Une mort annoncée provoquée par un poison ingéré alors qu’il travaillait comme double pour Lex Luthor (on a tous des soucis d’argent). Il apprend ainsi qu’il ne lui reste plus que douze jours à vivre. Douze jours, douze chapitres, pour un whodunnit qui va l’amener à se rapprocher de la Justice League International surtout connu pour la bonne heure et l’esprit familial. Rien n’est jamais aussi simple qu’il y parait et les sourires et la décontraction affichés peuvent dissimuler quelques culpabilités. Même chez la sublime Ice, super-héroïne pleine de bonnes volontés et qui vient lui proposer son aide… Crée en 1972 par Len Wein et Carmine Infantino et admirablement revitalisé en 1999 par le duo Peter Milligan et Edvin Biukovic sous le label Vertigo, Human Target est une figure en périphérie comme les affectionne Tom King. Un personnage double de part ses origines croisant vieux romans noirs et action entre James Bond et Mission Impossible, tout autant que de part sa nature, anti-héros capable de prendre l’apparence (sans pouvoir) de n’importe lequel de ses clients, mais aussi de prendre une balle pour eux. Il garde un regard en marge sur l’univers DC, mélange de froideur et de décontraction, d’assurance, que l’auteur va prendre un malin plaisir à mettre à mal. Car que peut-il arriver de pire à l’homme increvable que de savoir qu’il va mourir ?
Le maitre des masques
King maitrise l’exercice, trop il faut le reconnaitre, et ne peut donc s’empêcher de reprendre sa formule bien découpée, de jouer avec le lecteur sur sa vision de certains personnages (le crétin Green Lantern Guy Gardner, Booster Hold, Blue Beetle… l’absent Batman) et bien entendu de déconstruire page après page les contours de son sujet qui certes ne perdra jamais de son flegmatisme, mais ne pourra certainement pas s’empêcher de se laisser aller à des émotions inédites. Difficile pour ceux qui ont déjà lu d’autres maxi-série de Tom King de ne reconnaitre ses nombreux tics d’écriture et ce qui s’apparente désormais à des facilitées de structure. Pourtant, généreusement aidée par les sublimes planches signées Greg Smallwood (Moon Knight, Vampironica…) au classicisme très 50’s jusque dans sa colorisation, ce Human Target prend peu à peu le lecteur aux tripes l’entrainant dans une enquête effectivement particulièrement prenante, mais surtout dans une réflexion passionnante et touchante sur l’inéluctable et le rapport à la mort, chose forcément assez rare dans le petit monde des super-héros. Surtout, l’album surprend agréablement dans sa manière de faire légèrement dévier l’objet de son récit de Christopher Chance vers Ice, héroïne que l’on a de coutume de décrire comme mignonnette que l’on observe ici avec une profondeur inédite, des airs de femme fatale, douce certes, mais mélancolique et complexe. L’histoire d’amour presque impossible et pourtant tout en simplicité qui nait entre elle et Chance offre certainement les plus beaux moments de la mini-série.

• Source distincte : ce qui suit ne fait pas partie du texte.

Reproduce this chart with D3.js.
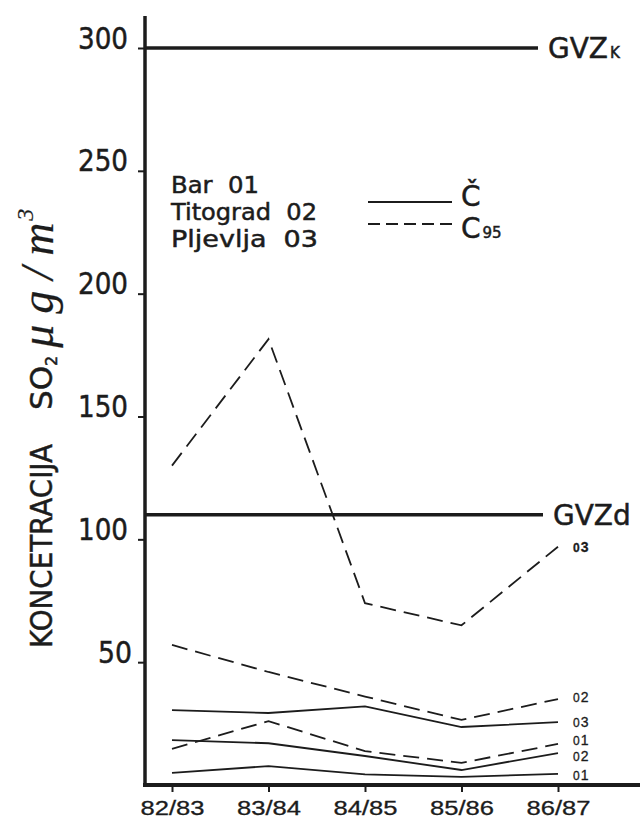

Si Tom King reste définitivement dans sa zone de confort et use et abuse de techniques éprouvées par ses soins (le détournement psychologique, les nombreux dialogues pour remplacer l’action…), il réussit une nouvelle fois à capturer à merveille des personnages trop méconnus de l’univers DC. Et la prestation éclatante de Greg Smallwood n’est certainement pas pour rien dans le plaisir de lecture de cet imposant pavé de plus de 400 pages.